Strengthening that assumption, it turns out Cole will be the primary speaker at yet another upcoming CAIR event, this time on January 23 at the National Press Club in Washington D.C. Moderated by CAIR Legislative Director Corey Saylor and titled, "Fear for Votes: How Some 2008 Candidates are Exploiting Islamophobia," the event will undoubtedly push the idea that any and all discussion of radical Islam in the 2008 presidential election is tantamount to "Islamophobia."

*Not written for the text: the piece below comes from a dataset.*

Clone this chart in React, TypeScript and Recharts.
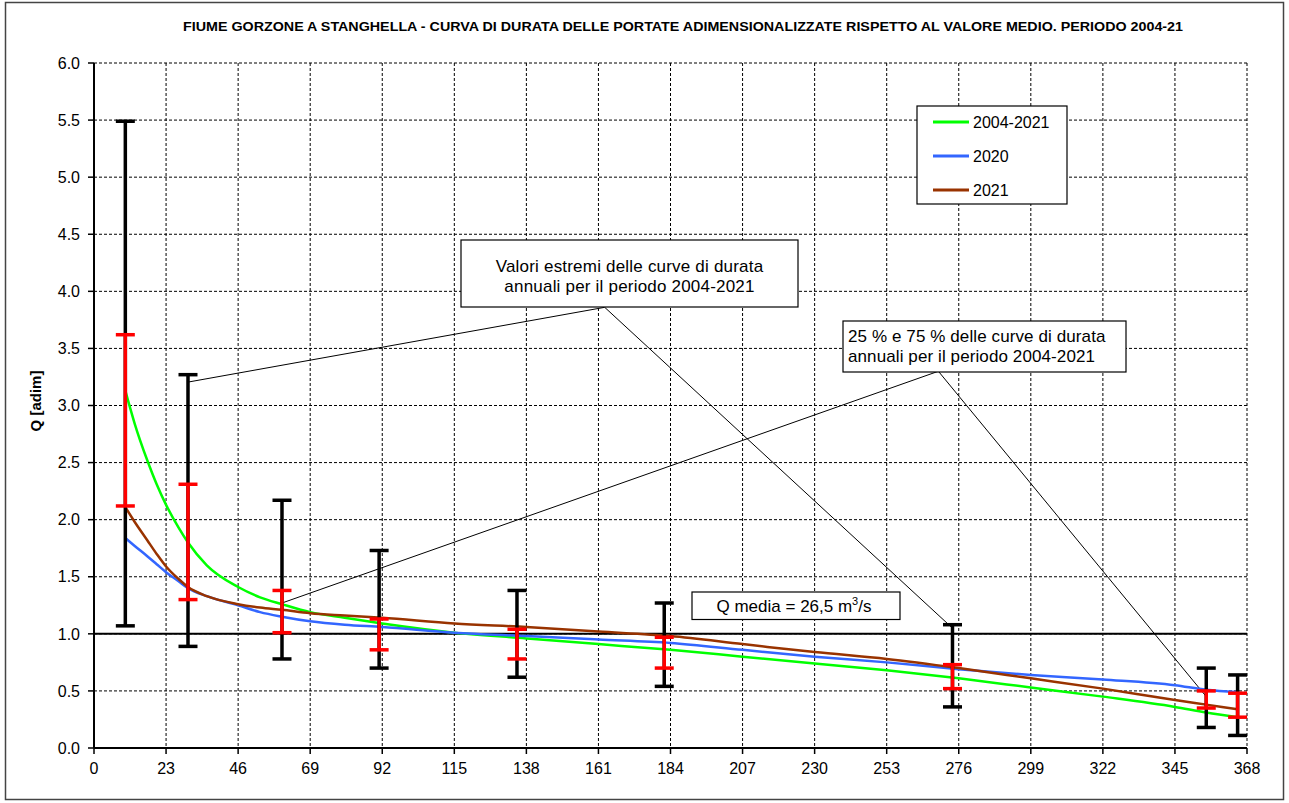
import React from 'react';
import {
  ComposedChart,
  Line,
  Scatter,
  ErrorBar,
  XAxis,
  YAxis,
  CartesianGrid,
  ReferenceLine,
} from 'recharts';

const titleText =
  'FIUME GORZONE A STANGHELLA - CURVA DI DURATA DELLE PORTATE ADIMENSIONALIZZATE RISPETTO AL VALORE MEDIO. PERIODO 2004-21';
const yAxisLabel = 'Q [adim]';
const xTicks = [0, 23, 46, 69, 92, 115, 138, 161, 184, 207, 230, 253, 276, 299, 322, 345, 368];
const yTicks = [0, 0.5, 1, 1.5, 2, 2.5, 3, 3.5, 4, 4.5, 5, 5.5, 6];

// duration curves (day of the year -> Q / Qmean)
const days = [10, 13, 17, 20, 23, 27, 30, 36, 46, 53, 60, 69, 80, 92, 115, 138, 161, 184, 207, 230, 253, 276, 299, 322, 345, 355, 365];
const curve2004_2021 = [3.13, 2.84, 2.52, 2.31, 2.13, 1.93, 1.8, 1.6, 1.41, 1.32, 1.26, 1.19, 1.14, 1.09, 1.01, 0.96, 0.91, 0.86, 0.8, 0.74, 0.68, 0.61, 0.53, 0.45, 0.36, 0.31, 0.27];
const curve2020 = [1.84, 1.77, 1.68, 1.61, 1.54, 1.46, 1.4, 1.33, 1.25, 1.19, 1.15, 1.11, 1.08, 1.06, 1.01, 0.98, 0.95, 0.92, 0.86, 0.8, 0.75, 0.69, 0.64, 0.6, 0.55, 0.51, 0.49];
const curve2021 = [2.11, 1.98, 1.82, 1.7, 1.59, 1.48, 1.41, 1.33, 1.26, 1.23, 1.21, 1.18, 1.16, 1.14, 1.09, 1.06, 1.02, 0.98, 0.91, 0.84, 0.78, 0.7, 0.61, 0.52, 0.42, 0.38, 0.34];

// range bars
const barDays = [10, 30, 60, 91, 135, 182, 274, 355, 365];
const extremeMax = [5.49, 3.27, 2.17, 1.73, 1.38, 1.27, 1.08, 0.7, 0.64];
const extremeMin = [1.07, 0.89, 0.78, 0.7, 0.62, 0.54, 0.36, 0.18, 0.11];
const q75 = [3.62, 2.31, 1.38, 1.13, 1.04, 0.97, 0.73, 0.5, 0.48];
const q25 = [2.12, 1.3, 1.01, 0.86, 0.78, 0.7, 0.52, 0.35, 0.27];

const seriesNames = ['2004-2021', '2020', '2021'];
const seriesColors = ['#00ff00', '#3366ff', '#993300'];
const seriesValues = [curve2004_2021, curve2020, curve2021];

const meanLevel = 1;
const meanLabel = 'Q media = 26,5 m';

const annotation1 = ['Valori estremi delle curve di durata', 'annuali  per il periodo 2004-2021'];
const annotation2 = ['25 % e 75 % delle curve di durata', 'annuali  per il periodo 2004-2021'];
// leader lines in data coordinates
const leader1 = [
  [{ x: 30, y: 3.205 }, { x: 163, y: 3.86 }],
  [{ x: 163, y: 3.86 }, { x: 274, y: 1.05 }],
];
const leader2 = [
  [{ x: 60, y: 1.27 }, { x: 269.5, y: 3.3 }],
  [{ x: 269.5, y: 3.3 }, { x: 355, y: 0.45 }],
];

const curveData = seriesValues.map((vals) => days.map((d, i) => ({ x: d, y: vals[i] })));
const extremeData = barDays.map((d, i) => ({ x: d, y: extremeMin[i], err: [0, +(extremeMax[i] - extremeMin[i]).toFixed(3)] }));
const quartData = barDays.map((d, i) => ({ x: d, y: q25[i], err: [0, +(q75[i] - q25[i]).toFixed(3)] }));

const FONT = '"Liberation Sans", Arial, Helvetica, sans-serif';
const W = 1289;
const H = 803;

const EmptyShape = () => <g />;

export default function App() {
  const tickStyle = { fontSize: 16, fontFamily: FONT, fill: '#000' };
  return (
    <div style={{ position: 'absolute', left: 0, top: 0, width: W, height: H, background: '#fff' }}>
      <ComposedChart
        width={W}
        height={H}
        margin={{ top: 63, right: 42, left: 0, bottom: 25 }}
      >
        <CartesianGrid stroke="#000" strokeDasharray="3 2" strokeWidth={1} />
        <XAxis
          dataKey="x"
          type="number"
          domain={[0, 368]}
          ticks={xTicks}
          interval={0}
          height={30}
          tickSize={6}
          tickMargin={9}
          tick={tickStyle}
          axisLine={{ stroke: '#000', strokeWidth: 2 }}
          tickLine={{ stroke: '#000', strokeWidth: 1.5 }}
          allowDuplicatedCategory={false}
        />
        <YAxis
          type="number"
          domain={[0, 6]}
          ticks={yTicks}
          interval={0}
          width={94}
          tickSize={6}
          tickMargin={8}
          tick={tickStyle}
          tickFormatter={(v: number) => v.toFixed(1)}
          axisLine={{ stroke: '#000', strokeWidth: 2 }}
          tickLine={{ stroke: '#000', strokeWidth: 1.5 }}
        />
        <ReferenceLine y={meanLevel} stroke="#000" strokeWidth={2} />
        {leader1.map((seg, i) => (
          <ReferenceLine key={'l1' + i} segment={seg} stroke="#000" strokeWidth={1} />
        ))}
        {leader2.map((seg, i) => (
          <ReferenceLine key={'l2' + i} segment={seg} stroke="#000" strokeWidth={1} />
        ))}
        {curveData.map((d, i) => (
          <Line
            key={seriesNames[i]}
            data={d}
            dataKey="y"
            name={seriesNames[i]}
            type="monotone"
            stroke={seriesColors[i]}
            strokeWidth={2.5}
            dot={false}
            activeDot={false}
            isAnimationActive={false}
          />
        ))}
        <Scatter data={extremeData} dataKey="y" shape={EmptyShape} isAnimationActive={false}>
          <ErrorBar dataKey="err" direction="y" width={9.5} stroke="#000" strokeWidth={3.5} isAnimationActive={false} />
        </Scatter>
        <Scatter data={quartData} dataKey="y" shape={EmptyShape} isAnimationActive={false}>
          <ErrorBar dataKey="err" direction="y" width={9.5} stroke="#ff0000" strokeWidth={3.5} isAnimationActive={false} />
        </Scatter>
      </ComposedChart>

      <svg
        width={W}
        height={H}
        style={{ position: 'absolute', left: 0, top: 0, pointerEvents: 'none' }}
        fontFamily={FONT}
      >
        <rect x={5.5} y={2.5} width={1278} height={797} fill="none" stroke="#444" strokeWidth={1.5} />
        <text
          x={683}
          y={31}
          textAnchor="middle"
          fontSize={12}
          fontWeight="bold"
          textLength={1000}
          lengthAdjust="spacingAndGlyphs"
          fill="#000"
        >
          {titleText}
        </text>
        <text
          x={0}
          y={0}
          transform="translate(41,401) rotate(-90)"
          textAnchor="middle"
          fontSize={15}
          fontWeight="bold"
          fill="#000"
        >
          {yAxisLabel}
        </text>

        {/* legend */}
        <rect x={917} y={106} width={150} height={98} fill="#fff" stroke="#000" strokeWidth={1.2} />
        {seriesNames.map((n, i) => (
          <g key={n}>
            <line x1={933} x2={969} y1={122 + i * 34} y2={122 + i * 34} stroke={seriesColors[i]} strokeWidth={3} />
            <text x={973} y={128 + i * 34} fontSize={16} fill="#000">
              {n}
            </text>
          </g>
        ))}

        {/* annotation 1 */}
        <rect x={461} y={240} width={337} height={67} fill="#fff" stroke="#000" strokeWidth={1.2} />
        {annotation1.map((t, i) => (
          <text key={t} x={629.5} y={271.5 + i * 20} textAnchor="middle" fontSize={17} letterSpacing={0.2} fill="#000">
            {t}
          </text>
        ))}

        {/* annotation 2 */}
        <rect x={843} y={321} width={283} height={51} fill="#fff" stroke="#000" strokeWidth={1.2} />
        {annotation2.map((t, i) => (
          <text key={t} x={848} y={341.5 + i * 20} fontSize={17} letterSpacing={0.1} fill="#000">
            {t}
          </text>
        ))}

        {/* mean label */}
        <rect x={692} y={592} width={208} height={27.5} fill="#fff" stroke="#000" strokeWidth={1.2} />
        <text x={794} y={611.5} textAnchor="middle" fontSize={17} fill="#000">
          {meanLabel}
          <tspan fontSize={11} dy={-7}>3</tspan>
          <tspan dy={7}>/s</tspan>
        </text>
      </svg>
    </div>
  );
}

This would be familiar ground for Cole, who, while addressing an audience at UCLA's Center for Near Eastern Studies in January, 2006, had this to say about threats facing the U.S. from the Muslim world in the wake of Sept. 11, 2001:
"The whole thing is a mirage…Basically, I think the Washington power elite lost their bugbear when the Soviet Union fell, and the only way they could convince us to let them tax us to spend hundreds of billions of dollars a year on military things and to throw all this money to their cronies and to take away our civil liberties is if there's a powerful external enemy."
This kind of muddled thinking falls into line with Cole's recent assertion – also documented by Campus Watch – that last week's incident involving U.S. Navy vessels and Iranian patrol craft in the Straits of Hormuz was "a serious error if not a Republican Party fabrication." Would Cole then accuse 2008 presidential candidates addressing the Iranian regime's rising belligerence of being part of a "fabrication"? It certainly wouldn't be beyond the pale for Cole, nor would it for his beneficiary, CAIR.
As for the theme of CAIR's upcoming event, one has to wonder just who exactly is exploiting "Islamophobia" in this scenario. The candidates who acknowledge America's struggle with radical Islam, or apologists such as Cole and CAIR who seek to deny this dangerous ideology by playing the "Islamophobia" card? The answer is self-evident.